I had 2 pregnancies that I had gestational diabetes with and was diagnosed with Type 2 a couple of years later. Gestational diabetes is a different creature than the other two forms but with each pregnancy one has with it the chances of begin diagnosed with either Type 1 (failure to produce enough insulin for the body) or Type 2 (adequate insulin production but the body acts as if it is resistant) increases. With 1 pregnancy, IIRC, it is a 60% chance. With multiple pregnancies, it goes to 80%.

Cait McKnelly 5 years, 1 month ago

Diabetics are the new "health care consumers" and a ton of ads from Liberty Medical and such target them. They are also becoming the target of discrimination and general derision, ala SFBayhawl's comment. "If you have diabetes you're fat and if you're fat you have diabetes." is the new outcry. Here's the ironic part; I didn't get "fat" until I was diagnosed and started taking oral hypoglycemic medication, insulin and anti insulin resistance drugs. Those drugs converted all of the excess blood sugar I had into, tada!, fat! As fat heightens insulin resistance it started a vicious circle where the new fat created by the drugs created the need for more drugs which in turn created more fat. Wash, rinse and repeat. Along the way my pancreas started to fail and I now have what's called Type 1.5 or mixed diabetes; insulin resistance with pancreatic failure. The very very sad part is that I started at a normal weight when I began treatment 10 years ago. In those ensuing years I have gained over a hundred pounds (!) and this is FROM treatment. It seriously makes me wonder if the medical treatment I'm receiving isn't making the problem much worse but now I'm locked into that treatment because I can't stop it without risking blindness, kidney failure etc.

Katara 5 years, 1 month ago

I have a co-worker that had the same experience as you. She didn't gain weight until after beginning the medication.

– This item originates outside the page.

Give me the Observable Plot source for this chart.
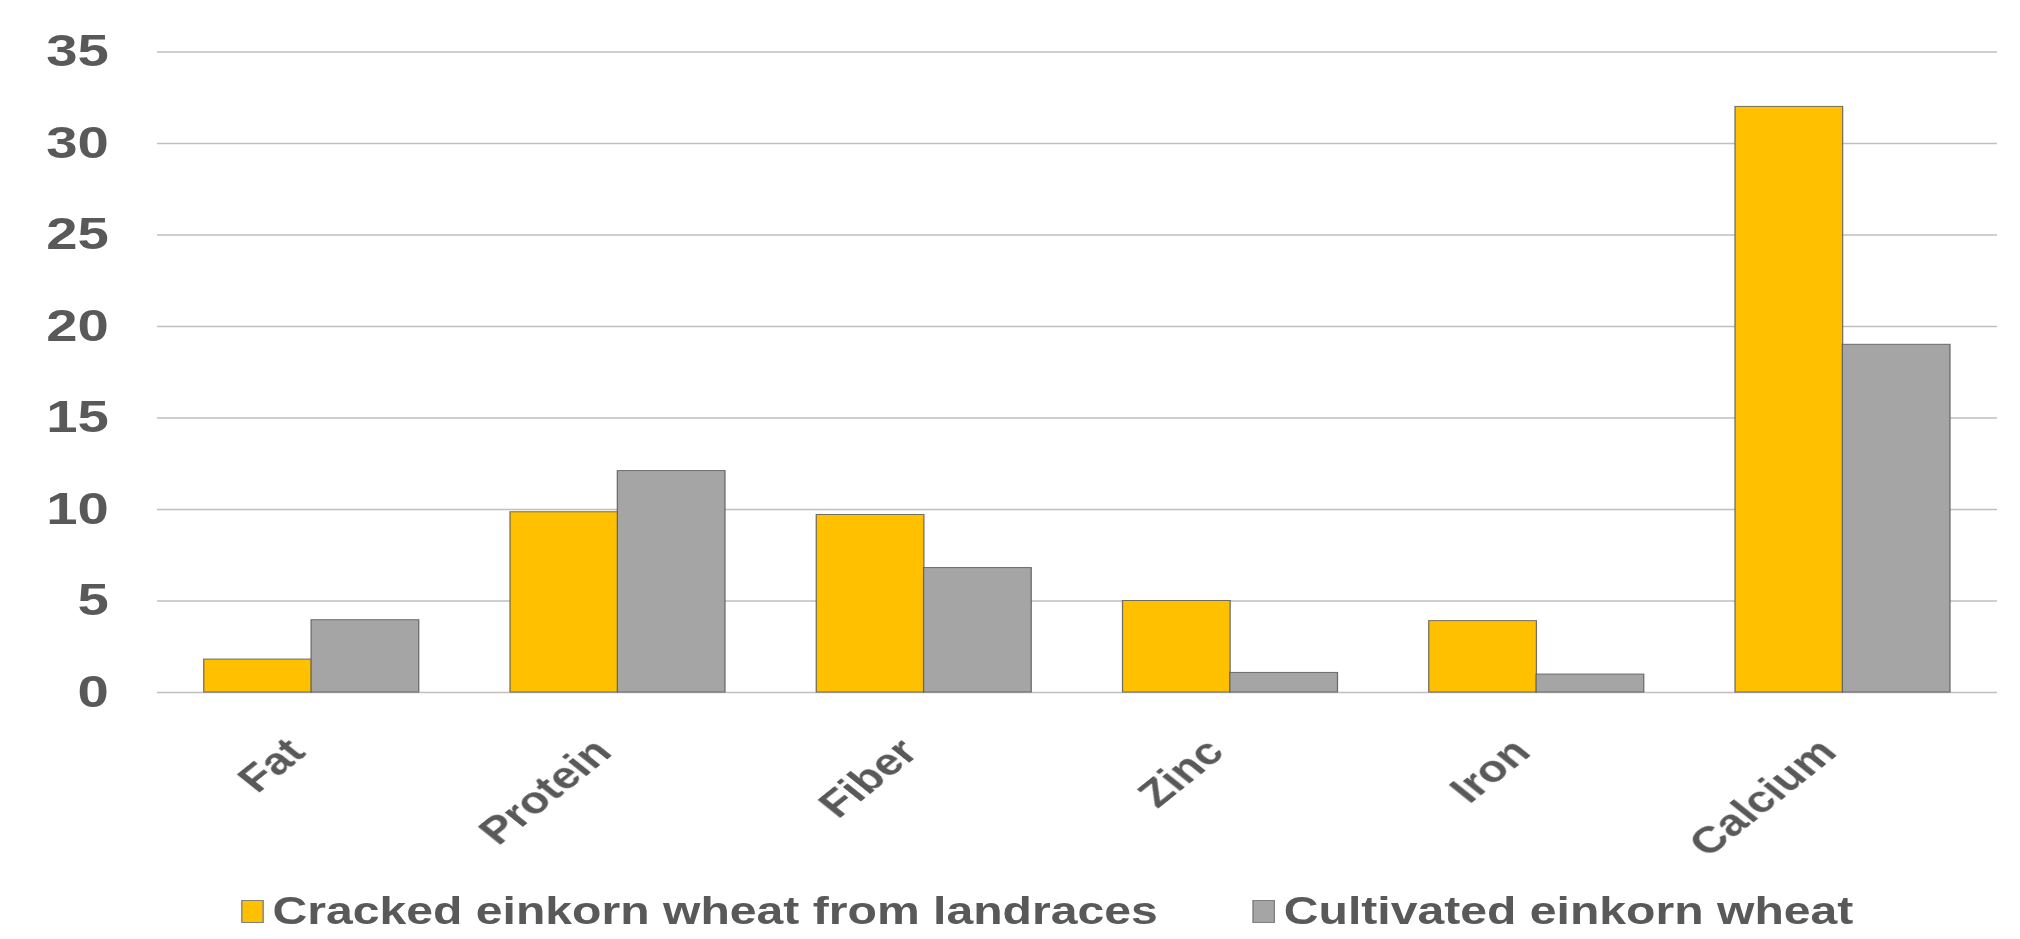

Joe Blackford II 5 years, 1 month ago

46 of 57 years with Type 1. Treatment has come a long way.

single daily injection of pork-based insulin & my mother boiling syringes & needles on the stove; testing your urine for sugar (test tube) & ketones (test strips); hospitalization nearly every year; disposable syringes; $500 glucometer & $1 test strip; shotgun laser treatment for diabetic retinopathy to one eye = reduction in peripheral vision & night blindness (courtesy of Dr. Leslie Naismith, RIP, grandson of KU BB great); human-based insulin; blindness in L eye (vitrectomy & retinal reattachment too late); MDI (multiple daily injections); insulin pen; 60% renal function; quadruple bypass @ 45; insulin-resistance; pump head (cognitive impairment, result of bypass) @ 47; disability retirement @ 48; insulin pump (glucometer radios readings, pump estimates delivery, a continuous drip of insulin, 24/7/365); enucleation of L eye @ 50; no hospitalization since 1998.

I told my MD in 1998, I hadn't expected to live this long. 5'9", 168 lbs., daily activity + 3-6 mi. hikes when the dog & I feel like it.

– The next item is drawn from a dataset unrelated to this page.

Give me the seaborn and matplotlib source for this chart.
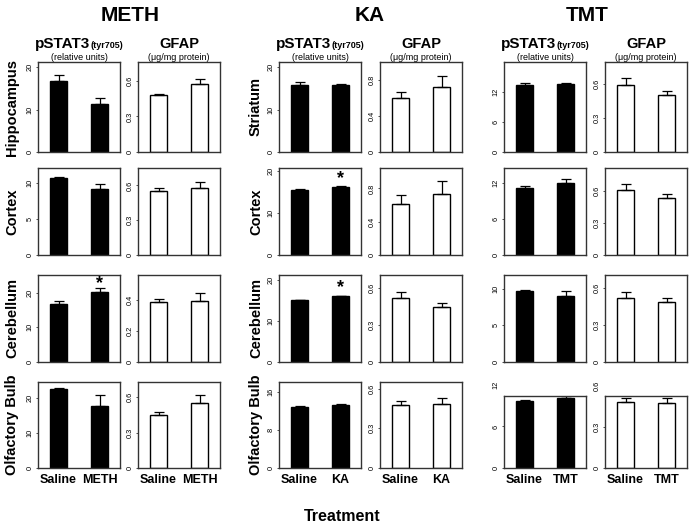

My Type 1 has no direct link to relatives (none diabetic).

Positive lifestyle decisions are imperative. School PE should stress activities other than team sports & repetitive drills. Fruit drinks (w/out corn syrup) ~ 4 oz. max. I don't need to go on. You can get advice & help, IF you seek it. Medicare should provide insulin pumps to the majority of Type 1 diabetics, the $ saved in diabetic impairments & resulting longer, productive lives will more than offset the costs to society.

Live Long & Prosper.

Confrontation 5 years, 1 month ago

Part of the problem, too, is that many people feel that being thin means that he/she is healthy. People pump McDonald's junk into their kids, and ignore the fact that it's harming them....just because they're not overweight. Look at all the processed junk that people are eating. Don't blame it all on genetics.